Your objective:
Copy out, with no alterations, the lines below running from the one containing "Write the matplotlib code for this chart." to the one containing "decell_bracket = [2.142, 1.847, 2.178]", inclusive at each end; pictures are omitted.

[START OF Working data]

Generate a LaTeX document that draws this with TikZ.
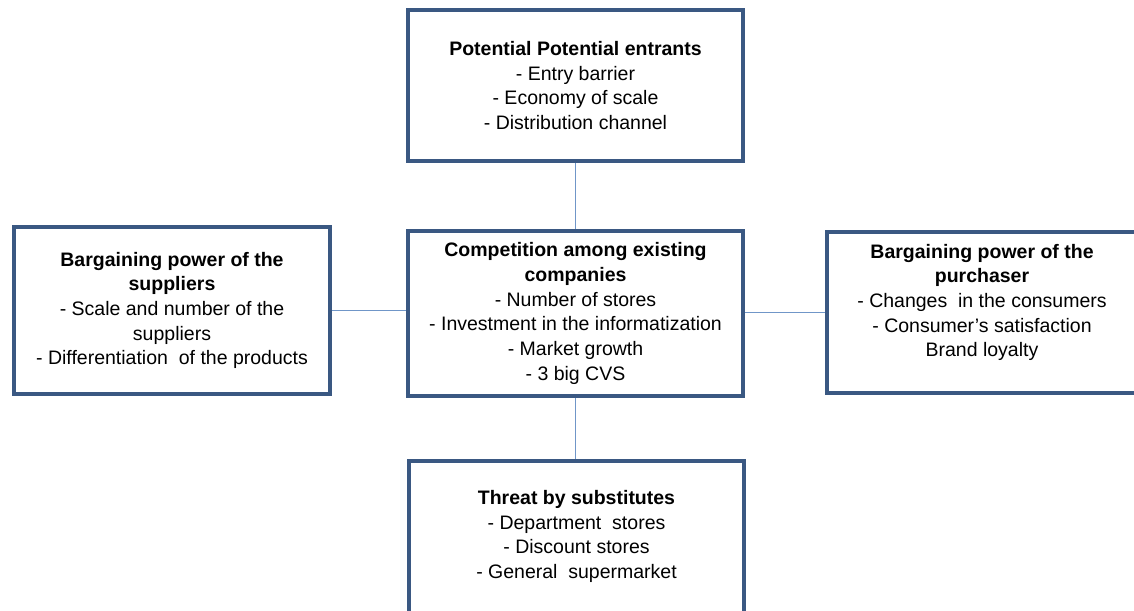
\documentclass[tikz,border=0pt]{standalone}
\usepackage{fontspec}
\setmainfont{Liberation Sans}
\definecolor{boxblue}{RGB}{58,88,130}
\definecolor{lineblue}{RGB}{112,150,200}
\usetikzlibrary{positioning}
\begin{document}
\begin{tikzpicture}[x=1pt, y=-1pt,
				force/.style={draw=boxblue, line width=3.6pt, fill=white, align=center, inner sep=0pt,
					font=\fontsize{19.5}{24.7}\selectfont, minimum width=335pt, minimum height=151pt},
				link/.style={draw=lineblue, line width=1.6pt}]
				%Bildbereich
				\useasboundingbox (0,0) rectangle (1134,610);
				% Kaesten zeichnen
				\node[force] (entrants) at (575.5,85.5) {\textbf{Potential Potential entrants}\\- Entry barrier\\- Economy of scale\\- Distribution channel};
				\node[force, minimum height=165pt] (rivalry) at (575.5,313.5) {\textbf{Competition among existing}\\\textbf{companies}\\- Number of stores\\- Investment  in the informatization\\- Market growth\\- 3 big CVS};
				\node[force, minimum width=316pt, minimum height=167pt] (suppliers) at (172,310.5) {\textbf{Bargaining power of the}\\\textbf{suppliers}\\- Scale and number of the\\suppliers\\- Differentiation\ \ of the products};
				\node[force, minimum width=310pt, minimum height=161pt, text depth=24pt] (buyers) at (982,312.5) {\textbf{Bargaining power of the}\\\textbf{purchaser}\\- Changes\ \ in the consumers\\- Consumer’s satisfaction\\Brand loyalty};
				\node[force, minimum height=160pt, text depth=13pt] (substitutes) at (576.5,541) {\textbf{Threat by substitutes}\\- Department\ \ stores\\- Discount stores\\- General\ \ supermarket};
				% Verbindungen zeichnen
				\draw[link] (entrants.south) -- (entrants.south |- rivalry.north);
				\draw[link] (suppliers.east) -- (suppliers.east -| rivalry.west);
				\draw[link] (rivalry.east |- buyers.west) -- (buyers.west);
				\draw[link] (rivalry.south) -- (rivalry.south |- substitutes.north);
			\end{tikzpicture}
\end{document}
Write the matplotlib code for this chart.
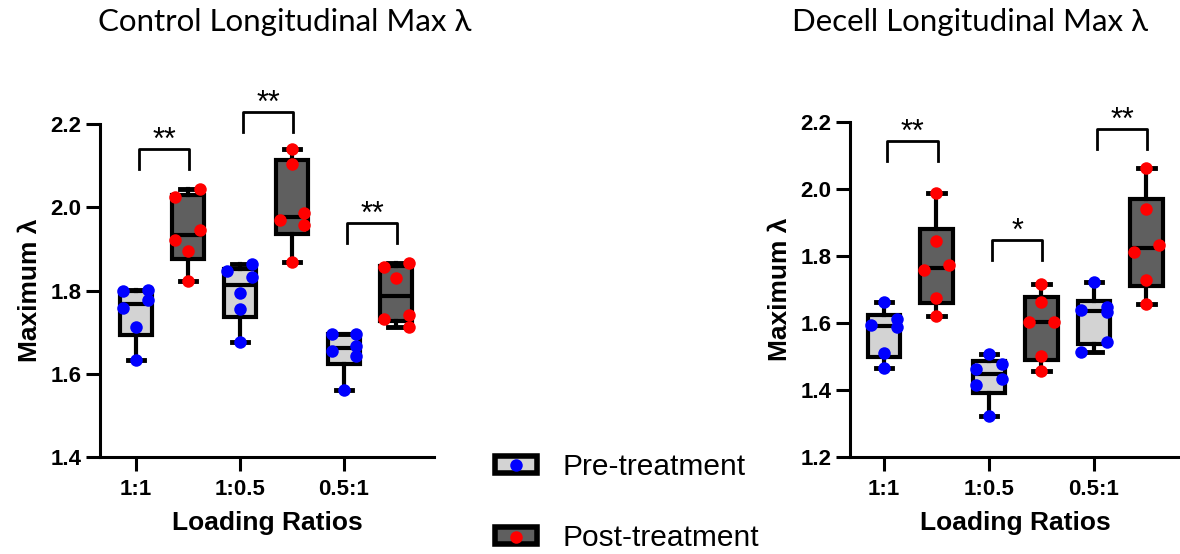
import numpy as np
import matplotlib
matplotlib.use("Agg")
import matplotlib.pyplot as plt
from matplotlib.patches import Patch
from matplotlib.lines import Line2D

plt.rcParams['font.family'] = ['Liberation Sans', 'DejaVu Sans']

ratios = ["1:1", "1:0.5", "0.5:1"]

# control samples, 6 per loading ratio
ctrl_pre = [
    [1.801, 1.799, 1.776, 1.759, 1.713, 1.633],
    [1.863, 1.848, 1.833, 1.793, 1.756, 1.675],
    [1.696, 1.696, 1.667, 1.655, 1.643, 1.561],
]
ctrl_post = [
    [2.044, 2.024, 1.946, 1.922, 1.894, 1.823],
    [2.140, 2.104, 1.986, 1.970, 1.958, 1.868],
    [1.866, 1.856, 1.831, 1.741, 1.732, 1.713],
]
ctrl_stars = ["**", "**", "**"]
ctrl_bracket = [2.141, 2.229, 1.963]

# decellularised samples
decell_pre = [
    [1.661, 1.610, 1.593, 1.588, 1.510, 1.464],
    [1.508, 1.477, 1.461, 1.431, 1.414, 1.321],
    [1.722, 1.646, 1.638, 1.633, 1.543, 1.513],
]
decell_post = [
    [1.986, 1.844, 1.772, 1.757, 1.673, 1.621],
    [1.717, 1.663, 1.603, 1.601, 1.501, 1.456],
    [2.061, 1.938, 1.832, 1.812, 1.727, 1.655],
]
decell_stars = ["**", "*", "**"]
decell_bracket = [2.142, 1.847, 2.178]

PRE_FACE, POST_FACE = "#d3d3d3", "#5f5f5f"
PRE_DOT, POST_DOT = "#0000ff", "#ff0000"


def box_stats(vals):
    # prism style quartiles (n+1 method), whiskers min to max
    v = np.asarray(vals)
    q1, med, q3 = np.percentile(v, [25, 50, 75], method="weibull")
    return dict(med=med, q1=q1, q3=q3, whislo=v.min(), whishi=v.max(), fliers=[])


def swarm(vals, thr, step):
    # spread close values left/right like a scatter dot plot
    v = np.asarray(vals)
    order = np.argsort(v, kind="stable")
    s = v[order]
    groups = [[0]]
    for k in range(1, len(s)):
        if s[k] - s[k - 1] < thr - 1e-9:
            groups[-1].append(k)
        else:
            groups.append([k])
    off = np.zeros(len(s))
    for g in groups:
        if len(g) == 1:
            continue
        side = -1 if len(g) % 2 == 0 else 1
        for j, k in enumerate(g):
            off[k] = side * step * (1 if j % 2 == 0 else -1)
    res = np.zeros(len(s))
    res[order] = off
    return res


def panel(ax, pre, post, stars, bracket, ylim, yticks, xlim):
    x = np.arange(len(ratios))
    rng = ylim[1] - ylim[0]
    for vals, pos, face, dot in [(pre, x, PRE_FACE, PRE_DOT), (post, x + 0.5, POST_FACE, POST_DOT)]:
        ax.bxp([box_stats(v) for v in vals], positions=pos, widths=0.31, patch_artist=True,
               showfliers=False, manage_ticks=False, capwidths=0.16,
               boxprops=dict(facecolor=face, edgecolor="black", linewidth=3),
               medianprops=dict(color="black", linewidth=3),
               whiskerprops=dict(color="black", linewidth=3),
               capprops=dict(color="black", linewidth=3.5))
        for p, v in zip(pos, vals):
            ax.plot(p + swarm(v, 0.031 * rng, 0.12), v, "o", color=dot, ms=9, mew=0,
                    zorder=4, clip_on=False)

    leg = 0.06 * rng
    for i, (s, h) in enumerate(zip(stars, bracket)):
        x0, x1 = i + 0.03, i + 0.51
        ax.plot([x0, x0, x1, x1], [h - leg, h, h, h - leg], color="black", lw=2, clip_on=False)
        ax.annotate(s, xy=((x0 + x1) / 2, h), xytext=(0, 0), textcoords="offset points",
                    ha="center", va="baseline", fontsize=22, annotation_clip=False)

    ax.set_xlim(*xlim)
    ax.set_ylim(*ylim)
    ax.set_yticks(yticks)
    ax.set_yticklabels([f"{t:.1f}" for t in yticks], fontsize=16, fontweight="bold")
    ax.set_xticks(x)
    ax.set_xticklabels(ratios, fontsize=16, fontweight="bold")
    ax.spines[["top", "right"]].set_visible(False)
    ax.spines[["left", "bottom"]].set_linewidth(2.2)
    ax.tick_params(axis="both", direction="out", length=10, width=2.2)
    ax.tick_params(axis="x", pad=6)
    ax.set_xlabel("Loading Ratios", fontsize=19, fontweight="bold", labelpad=8)
    ax.set_ylabel("Maximum λ", fontsize=19, fontweight="bold", labelpad=6)


fig = plt.figure(figsize=(11.8, 5.54), dpi=100)
ax1 = fig.add_axes([0.0847, 0.1756, 0.2831, 0.600])
ax2 = fig.add_axes([0.7203, 0.1756, 0.2797, 0.6047])

panel(ax1, ctrl_pre, ctrl_post, ctrl_stars, ctrl_bracket, (1.4, 2.2),
      [1.4, 1.6, 1.8, 2.0, 2.2], (-0.346, 2.865))
panel(ax2, decell_pre, decell_post, decell_stars, decell_bracket, (1.2, 2.2),
      [1.2, 1.4, 1.6, 1.8, 2.0, 2.2], (-0.324, 2.82))

title_font = ['Lato', 'Noto Sans', 'DejaVu Sans']
fig.text(285 / 1180, 1 - 22 / 554, "Control Longitudinal Max λ", ha="center", va="center",
         fontsize=22.5, family=title_font)
fig.text(970 / 1180, 1 - 22 / 554, "Decell Longitudinal Max λ", ha="center", va="center",
         fontsize=22.5, family=title_font)

handles = [
    (Patch(facecolor=PRE_FACE, edgecolor="black", linewidth=4),
     Line2D([], [], marker="o", color=PRE_DOT, ls="", ms=9, mew=0)),
    (Patch(facecolor=POST_FACE, edgecolor="black", linewidth=4),
     Line2D([], [], marker="o", color=POST_DOT, ls="", ms=9, mew=0)),
]
fig.legend(handles, ["Pre-treatment", "Post-treatment"], loc="center left",
           bbox_to_anchor=(0.4195, 0.093), frameon=False, fontsize=21.5, numpoints=1,
           handlelength=1.4, handleheight=0.5, handletextpad=0.85, labelspacing=1.45,
           borderpad=0, borderaxespad=0)

fig.savefig("out.png", dpi=100)
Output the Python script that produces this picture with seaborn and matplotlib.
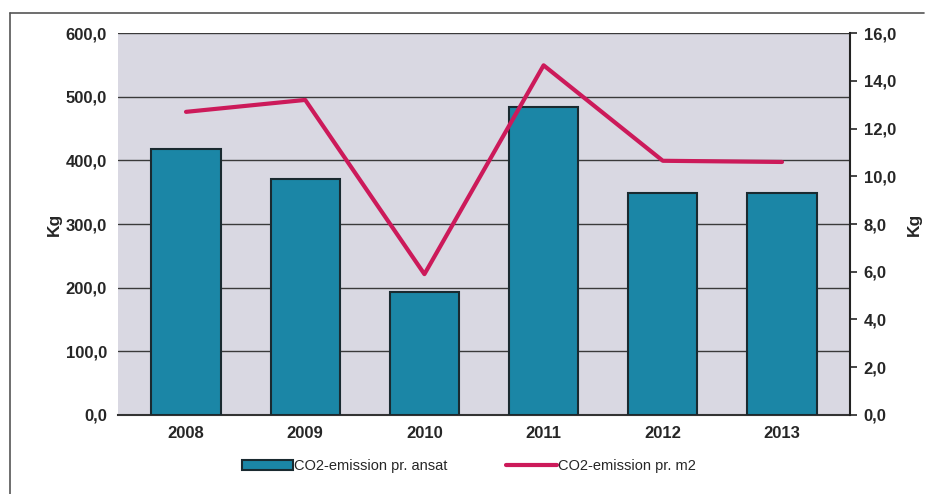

[END OF Working data]

Answer for the task:
Write the matplotlib code for this chart.
import numpy as np
import matplotlib
matplotlib.use("Agg")
import matplotlib.pyplot as plt
from matplotlib.patches import Patch
from matplotlib.lines import Line2D

plt.rcParams['font.family'] = ['Liberation Sans', 'DejaVu Sans']

ratios = ["1:1", "1:0.5", "0.5:1"]

# control samples, 6 per loading ratio
ctrl_pre = [
    [1.801, 1.799, 1.776, 1.759, 1.713, 1.633],
    [1.863, 1.848, 1.833, 1.793, 1.756, 1.675],
    [1.696, 1.696, 1.667, 1.655, 1.643, 1.561],
]
ctrl_post = [
    [2.044, 2.024, 1.946, 1.922, 1.894, 1.823],
    [2.140, 2.104, 1.986, 1.970, 1.958, 1.868],
    [1.866, 1.856, 1.831, 1.741, 1.732, 1.713],
]
ctrl_stars = ["**", "**", "**"]
ctrl_bracket = [2.141, 2.229, 1.963]

# decellularised samples
decell_pre = [
    [1.661, 1.610, 1.593, 1.588, 1.510, 1.464],
    [1.508, 1.477, 1.461, 1.431, 1.414, 1.321],
    [1.722, 1.646, 1.638, 1.633, 1.543, 1.513],
]
decell_post = [
    [1.986, 1.844, 1.772, 1.757, 1.673, 1.621],
    [1.717, 1.663, 1.603, 1.601, 1.501, 1.456],
    [2.061, 1.938, 1.832, 1.812, 1.727, 1.655],
]
decell_stars = ["**", "*", "**"]
decell_bracket = [2.142, 1.847, 2.178]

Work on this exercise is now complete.